I'm getting to an age that I may need to live in a senior home too. Learned a lot here and will come back again for any new posts. I'm lucky for I'm healthy, though living in Hawaii and things may be different locally than it's on the mainland. Good to learn though.
I had missed this thread before, but I have seen senior communities I would like to live in when I was younger, let's say when I was between 30 and 40 years old, because they say to be peaceful places, and I was living days in a very, very noisy environment. I don't think that I would like to live in a senior community or home with assisted support, but as we grow old, there might come the day when we need to look into this, and it's better we start searching what are options are... just in case.
My sis and bro-in-law winter over in Texas. We went to visit, I always thought that's what I wanted to do once the time came. Boy, not for me. The people couldn't be nicer where they are at, but man, it's like they reverted back to high school. Cliques, fights, gossip and let there be a single guy and watch the women (single) fight over him! Man oh man. All these guys did was eat shitty food at the center, ride around on golf carts (even saw a guy 'walking' his basset hound while he rode in the cart) and drink. It was a home, trailer and rv area. Like I said, the folks there couldn't of been nicer, but just not my scene. (Newbie to these boards)
My mother and father in law from my first marriage lived in a Senior Mobile Home Park near Puyallup for a while, it was a beautiful place. They owned their own trailer and rented the lot, similar to what @Dave Sun does in Florida; but on a much smaller scale. It was a long time ago; but it seems to me like ther ewas a clubhouse, and maybe even a swimming pool at the park, and everything was well-maintained. Since it was a seniors-only park, there were no children there except as visitors. I actually like that idea, even if it were not specifically a senior park; because you still have your own home, and it is not part of an apartment complex with neighbors just on the other side of a wall. It is somewhere in between owning and renting, and has benefits of both options.

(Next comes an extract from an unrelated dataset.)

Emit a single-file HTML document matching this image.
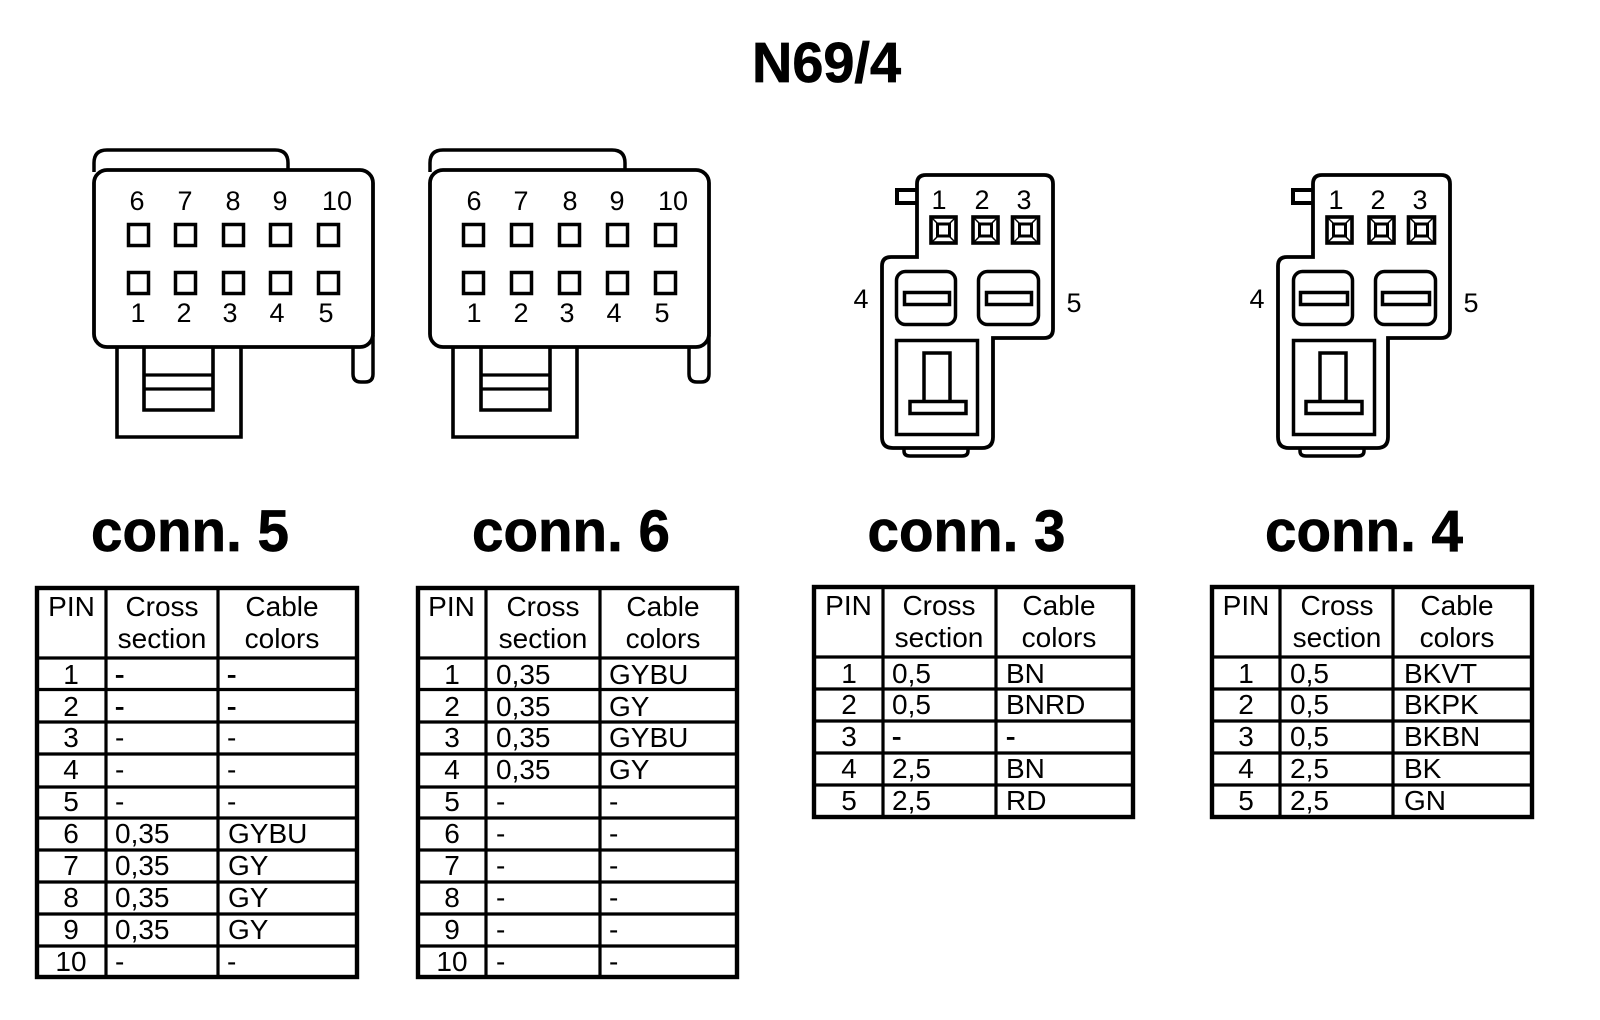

When I was living in Los Fresnos, Texas, there was a senior RV park outside of town. A fairly large park, it included some rental spaces, but most of those who wintered there had purchased a lifetime membership, coming to the warm weather of the Rio Grande Valley each winter rather than staying in their homes in Michigan, Wisconsin, or other cold-weather states. The Valley has several similar parks, and sees a lot of "Winter Texans." One year, they came to their park with their motor homes and house trailers only to find that, without notice, the park had been sold and the new owner wasn't recognizing their "lifetime memberships." It seems that once the original owner had sold too many lifetime memberships, he didn't have any income coming in. I wouldn't doubt that the "new owner" was related.